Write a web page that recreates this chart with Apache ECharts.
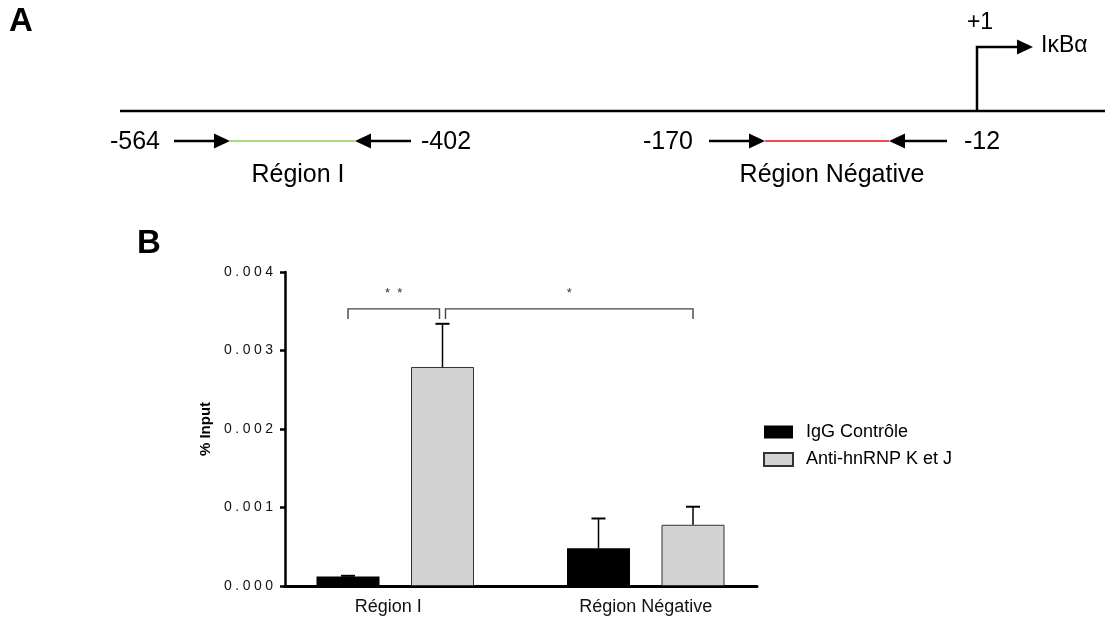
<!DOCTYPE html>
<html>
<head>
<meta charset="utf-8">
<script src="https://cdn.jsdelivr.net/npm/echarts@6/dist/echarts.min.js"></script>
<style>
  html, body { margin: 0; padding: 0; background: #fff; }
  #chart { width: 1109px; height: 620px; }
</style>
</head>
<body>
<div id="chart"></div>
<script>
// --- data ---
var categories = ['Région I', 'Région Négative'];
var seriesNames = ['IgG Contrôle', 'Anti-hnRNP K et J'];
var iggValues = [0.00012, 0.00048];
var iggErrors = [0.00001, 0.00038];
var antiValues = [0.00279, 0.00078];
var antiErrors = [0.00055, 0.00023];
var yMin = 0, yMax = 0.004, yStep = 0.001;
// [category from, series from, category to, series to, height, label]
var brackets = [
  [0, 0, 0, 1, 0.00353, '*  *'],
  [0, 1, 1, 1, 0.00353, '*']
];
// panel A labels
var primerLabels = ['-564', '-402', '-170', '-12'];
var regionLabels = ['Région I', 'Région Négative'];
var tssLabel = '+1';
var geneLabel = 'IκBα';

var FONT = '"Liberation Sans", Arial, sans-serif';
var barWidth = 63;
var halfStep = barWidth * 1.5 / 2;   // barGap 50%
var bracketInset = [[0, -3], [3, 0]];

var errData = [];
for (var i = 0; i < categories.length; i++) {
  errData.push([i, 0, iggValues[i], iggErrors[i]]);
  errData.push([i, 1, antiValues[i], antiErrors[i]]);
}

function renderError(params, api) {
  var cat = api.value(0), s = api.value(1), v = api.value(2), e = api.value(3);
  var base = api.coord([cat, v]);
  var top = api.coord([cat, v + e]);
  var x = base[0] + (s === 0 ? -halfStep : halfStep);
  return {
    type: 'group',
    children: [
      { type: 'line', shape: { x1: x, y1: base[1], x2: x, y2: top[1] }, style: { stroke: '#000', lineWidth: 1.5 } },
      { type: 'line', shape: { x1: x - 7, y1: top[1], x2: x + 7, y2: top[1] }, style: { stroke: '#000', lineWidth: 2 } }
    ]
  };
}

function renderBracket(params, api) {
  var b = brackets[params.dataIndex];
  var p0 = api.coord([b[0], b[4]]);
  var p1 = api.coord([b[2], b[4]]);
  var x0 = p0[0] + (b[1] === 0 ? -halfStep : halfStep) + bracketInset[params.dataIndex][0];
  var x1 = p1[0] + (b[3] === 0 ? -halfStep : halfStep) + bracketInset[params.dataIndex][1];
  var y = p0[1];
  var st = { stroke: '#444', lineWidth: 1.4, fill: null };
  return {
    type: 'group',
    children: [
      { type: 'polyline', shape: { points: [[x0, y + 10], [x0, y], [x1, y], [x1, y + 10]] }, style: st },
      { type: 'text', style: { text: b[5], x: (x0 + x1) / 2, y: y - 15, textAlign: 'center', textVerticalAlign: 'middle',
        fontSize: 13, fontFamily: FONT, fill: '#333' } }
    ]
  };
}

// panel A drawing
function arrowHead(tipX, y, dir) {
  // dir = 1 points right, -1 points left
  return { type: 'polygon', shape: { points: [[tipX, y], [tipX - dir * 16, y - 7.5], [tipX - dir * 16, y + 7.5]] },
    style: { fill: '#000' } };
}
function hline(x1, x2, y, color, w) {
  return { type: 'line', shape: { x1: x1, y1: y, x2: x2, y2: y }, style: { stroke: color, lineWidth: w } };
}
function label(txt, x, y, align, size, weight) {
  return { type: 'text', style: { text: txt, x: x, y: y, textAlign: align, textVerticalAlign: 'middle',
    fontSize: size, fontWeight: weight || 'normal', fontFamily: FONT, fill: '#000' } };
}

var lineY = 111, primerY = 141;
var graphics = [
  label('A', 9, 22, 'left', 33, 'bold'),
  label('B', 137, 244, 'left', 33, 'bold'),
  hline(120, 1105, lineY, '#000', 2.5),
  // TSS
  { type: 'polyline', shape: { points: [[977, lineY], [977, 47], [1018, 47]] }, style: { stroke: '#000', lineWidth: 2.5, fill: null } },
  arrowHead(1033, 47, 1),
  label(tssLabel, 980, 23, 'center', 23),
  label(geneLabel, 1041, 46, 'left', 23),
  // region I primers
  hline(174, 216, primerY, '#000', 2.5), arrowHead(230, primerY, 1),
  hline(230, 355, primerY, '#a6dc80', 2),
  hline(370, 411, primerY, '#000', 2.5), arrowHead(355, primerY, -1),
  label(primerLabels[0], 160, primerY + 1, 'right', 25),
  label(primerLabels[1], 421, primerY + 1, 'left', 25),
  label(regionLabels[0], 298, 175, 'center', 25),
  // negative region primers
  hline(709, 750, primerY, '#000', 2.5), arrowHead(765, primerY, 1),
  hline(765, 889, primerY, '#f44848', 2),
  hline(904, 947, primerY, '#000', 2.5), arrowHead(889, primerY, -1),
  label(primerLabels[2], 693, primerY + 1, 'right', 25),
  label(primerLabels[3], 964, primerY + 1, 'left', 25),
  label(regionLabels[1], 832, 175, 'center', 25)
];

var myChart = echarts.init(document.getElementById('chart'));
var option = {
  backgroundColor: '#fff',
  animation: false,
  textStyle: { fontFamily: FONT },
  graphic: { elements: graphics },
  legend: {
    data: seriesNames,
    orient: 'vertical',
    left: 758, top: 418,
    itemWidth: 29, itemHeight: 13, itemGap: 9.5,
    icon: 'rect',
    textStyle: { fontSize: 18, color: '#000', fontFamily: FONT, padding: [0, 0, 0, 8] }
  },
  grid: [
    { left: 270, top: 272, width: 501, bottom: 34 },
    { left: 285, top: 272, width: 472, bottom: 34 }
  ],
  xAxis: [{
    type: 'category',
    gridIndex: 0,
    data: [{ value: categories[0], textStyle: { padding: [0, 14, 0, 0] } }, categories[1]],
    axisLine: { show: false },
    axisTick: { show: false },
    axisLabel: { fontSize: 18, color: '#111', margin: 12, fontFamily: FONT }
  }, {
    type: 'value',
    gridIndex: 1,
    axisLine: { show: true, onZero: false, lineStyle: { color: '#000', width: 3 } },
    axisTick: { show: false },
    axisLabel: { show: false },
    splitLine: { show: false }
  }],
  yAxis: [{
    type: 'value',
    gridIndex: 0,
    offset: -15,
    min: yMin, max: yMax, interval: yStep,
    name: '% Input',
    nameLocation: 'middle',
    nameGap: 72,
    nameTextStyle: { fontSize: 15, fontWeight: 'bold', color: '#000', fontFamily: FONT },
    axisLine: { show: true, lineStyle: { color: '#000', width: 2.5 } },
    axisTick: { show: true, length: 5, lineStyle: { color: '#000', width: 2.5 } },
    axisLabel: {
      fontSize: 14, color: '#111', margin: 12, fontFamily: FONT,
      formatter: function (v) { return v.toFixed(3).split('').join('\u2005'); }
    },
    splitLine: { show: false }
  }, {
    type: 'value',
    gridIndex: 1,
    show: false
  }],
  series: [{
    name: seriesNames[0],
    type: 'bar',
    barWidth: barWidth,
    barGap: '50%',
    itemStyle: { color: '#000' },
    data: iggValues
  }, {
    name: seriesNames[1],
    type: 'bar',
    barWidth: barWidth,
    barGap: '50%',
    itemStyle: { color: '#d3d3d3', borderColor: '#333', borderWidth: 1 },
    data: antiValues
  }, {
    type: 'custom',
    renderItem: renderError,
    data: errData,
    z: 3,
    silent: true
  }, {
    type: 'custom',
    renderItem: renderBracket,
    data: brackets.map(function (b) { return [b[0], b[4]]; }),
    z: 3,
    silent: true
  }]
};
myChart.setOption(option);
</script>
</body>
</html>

--------------------------------------------------

What the task asks →
Every line above should be returned word for word, with the pictures left behind.

Final result →
Write a web page that recreates this chart with Apache ECharts.
<!DOCTYPE html>
<html>
<head>
<meta charset="utf-8">
<script src="https://cdn.jsdelivr.net/npm/echarts@6/dist/echarts.min.js"></script>
<style>
  html, body { margin: 0; padding: 0; background: #fff; }
  #chart { width: 1109px; height: 620px; }
</style>
</head>
<body>
<div id="chart"></div>
<script>
// --- data ---
var categories = ['Région I', 'Région Négative'];
var seriesNames = ['IgG Contrôle', 'Anti-hnRNP K et J'];
var iggValues = [0.00012, 0.00048];
var iggErrors = [0.00001, 0.00038];
var antiValues = [0.00279, 0.00078];
var antiErrors = [0.00055, 0.00023];
var yMin = 0, yMax = 0.004, yStep = 0.001;
// [category from, series from, category to, series to, height, label]
var brackets = [
  [0, 0, 0, 1, 0.00353, '*  *'],
  [0, 1, 1, 1, 0.00353, '*']
];
// panel A labels
var primerLabels = ['-564', '-402', '-170', '-12'];
var regionLabels = ['Région I', 'Région Négative'];
var tssLabel = '+1';
var geneLabel = 'IκBα';

var FONT = '"Liberation Sans", Arial, sans-serif';
var barWidth = 63;
var halfStep = barWidth * 1.5 / 2;   // barGap 50%
var bracketInset = [[0, -3], [3, 0]];

var errData = [];
for (var i = 0; i < categories.length; i++) {
  errData.push([i, 0, iggValues[i], iggErrors[i]]);
  errData.push([i, 1, antiValues[i], antiErrors[i]]);
}

function renderError(params, api) {
  var cat = api.value(0), s = api.value(1), v = api.value(2), e = api.value(3);
  var base = api.coord([cat, v]);
  var top = api.coord([cat, v + e]);
  var x = base[0] + (s === 0 ? -halfStep : halfStep);
  return {
    type: 'group',
    children: [
      { type: 'line', shape: { x1: x, y1: base[1], x2: x, y2: top[1] }, style: { stroke: '#000', lineWidth: 1.5 } },
      { type: 'line', shape: { x1: x - 7, y1: top[1], x2: x + 7, y2: top[1] }, style: { stroke: '#000', lineWidth: 2 } }
    ]
  };
}

function renderBracket(params, api) {
  var b = brackets[params.dataIndex];
  var p0 = api.coord([b[0], b[4]]);
  var p1 = api.coord([b[2], b[4]]);
  var x0 = p0[0] + (b[1] === 0 ? -halfStep : halfStep) + bracketInset[params.dataIndex][0];
  var x1 = p1[0] + (b[3] === 0 ? -halfStep : halfStep) + bracketInset[params.dataIndex][1];
  var y = p0[1];
  var st = { stroke: '#444', lineWidth: 1.4, fill: null };
  return {
    type: 'group',
    children: [
      { type: 'polyline', shape: { points: [[x0, y + 10], [x0, y], [x1, y], [x1, y + 10]] }, style: st },
      { type: 'text', style: { text: b[5], x: (x0 + x1) / 2, y: y - 15, textAlign: 'center', textVerticalAlign: 'middle',
        fontSize: 13, fontFamily: FONT, fill: '#333' } }
    ]
  };
}

// panel A drawing
function arrowHead(tipX, y, dir) {
  // dir = 1 points right, -1 points left
  return { type: 'polygon', shape: { points: [[tipX, y], [tipX - dir * 16, y - 7.5], [tipX - dir * 16, y + 7.5]] },
    style: { fill: '#000' } };
}
function hline(x1, x2, y, color, w) {
  return { type: 'line', shape: { x1: x1, y1: y, x2: x2, y2: y }, style: { stroke: color, lineWidth: w } };
}
function label(txt, x, y, align, size, weight) {
  return { type: 'text', style: { text: txt, x: x, y: y, textAlign: align, textVerticalAlign: 'middle',
    fontSize: size, fontWeight: weight || 'normal', fontFamily: FONT, fill: '#000' } };
}

var lineY = 111, primerY = 141;
var graphics = [
  label('A', 9, 22, 'left', 33, 'bold'),
  label('B', 137, 244, 'left', 33, 'bold'),
  hline(120, 1105, lineY, '#000', 2.5),
  // TSS
  { type: 'polyline', shape: { points: [[977, lineY], [977, 47], [1018, 47]] }, style: { stroke: '#000', lineWidth: 2.5, fill: null } },
  arrowHead(1033, 47, 1),
  label(tssLabel, 980, 23, 'center', 23),
  label(geneLabel, 1041, 46, 'left', 23),
  // region I primers
  hline(174, 216, primerY, '#000', 2.5), arrowHead(230, primerY, 1),
  hline(230, 355, primerY, '#a6dc80', 2),
  hline(370, 411, primerY, '#000', 2.5), arrowHead(355, primerY, -1),
  label(primerLabels[0], 160, primerY + 1, 'right', 25),
  label(primerLabels[1], 421, primerY + 1, 'left', 25),
  label(regionLabels[0], 298, 175, 'center', 25),
  // negative region primers
  hline(709, 750, primerY, '#000', 2.5), arrowHead(765, primerY, 1),
  hline(765, 889, primerY, '#f44848', 2),
  hline(904, 947, primerY, '#000', 2.5), arrowHead(889, primerY, -1),
  label(primerLabels[2], 693, primerY + 1, 'right', 25),
  label(primerLabels[3], 964, primerY + 1, 'left', 25),
  label(regionLabels[1], 832, 175, 'center', 25)
];

var myChart = echarts.init(document.getElementById('chart'));
var option = {
  backgroundColor: '#fff',
  animation: false,
  textStyle: { fontFamily: FONT },
  graphic: { elements: graphics },
  legend: {
    data: seriesNames,
    orient: 'vertical',
    left: 758, top: 418,
    itemWidth: 29, itemHeight: 13, itemGap: 9.5,
    icon: 'rect',
    textStyle: { fontSize: 18, color: '#000', fontFamily: FONT, padding: [0, 0, 0, 8] }
  },
  grid: [
    { left: 270, top: 272, width: 501, bottom: 34 },
    { left: 285, top: 272, width: 472, bottom: 34 }
  ],
  xAxis: [{
    type: 'category',
    gridIndex: 0,
    data: [{ value: categories[0], textStyle: { padding: [0, 14, 0, 0] } }, categories[1]],
    axisLine: { show: false },
    axisTick: { show: false },
    axisLabel: { fontSize: 18, color: '#111', margin: 12, fontFamily: FONT }
  }, {
    type: 'value',
    gridIndex: 1,
    axisLine: { show: true, onZero: false, lineStyle: { color: '#000', width: 3 } },
    axisTick: { show: false },
    axisLabel: { show: false },
    splitLine: { show: false }
  }],
  yAxis: [{
    type: 'value',
    gridIndex: 0,
    offset: -15,
    min: yMin, max: yMax, interval: yStep,
    name: '% Input',
    nameLocation: 'middle',
    nameGap: 72,
    nameTextStyle: { fontSize: 15, fontWeight: 'bold', color: '#000', fontFamily: FONT },
    axisLine: { show: true, lineStyle: { color: '#000', width: 2.5 } },
    axisTick: { show: true, length: 5, lineStyle: { color: '#000', width: 2.5 } },
    axisLabel: {
      fontSize: 14, color: '#111', margin: 12, fontFamily: FONT,
      formatter: function (v) { return v.toFixed(3).split('').join('\u2005'); }
    },
    splitLine: { show: false }
  }, {
    type: 'value',
    gridIndex: 1,
    show: false
  }],
  series: [{
    name: seriesNames[0],
    type: 'bar',
    barWidth: barWidth,
    barGap: '50%',
    itemStyle: { color: '#000' },
    data: iggValues
  }, {
    name: seriesNames[1],
    type: 'bar',
    barWidth: barWidth,
    barGap: '50%',
    itemStyle: { color: '#d3d3d3', borderColor: '#333', borderWidth: 1 },
    data: antiValues
  }, {
    type: 'custom',
    renderItem: renderError,
    data: errData,
    z: 3,
    silent: true
  }, {
    type: 'custom',
    renderItem: renderBracket,
    data: brackets.map(function (b) { return [b[0], b[4]]; }),
    z: 3,
    silent: true
  }]
};
myChart.setOption(option);
</script>
</body>
</html>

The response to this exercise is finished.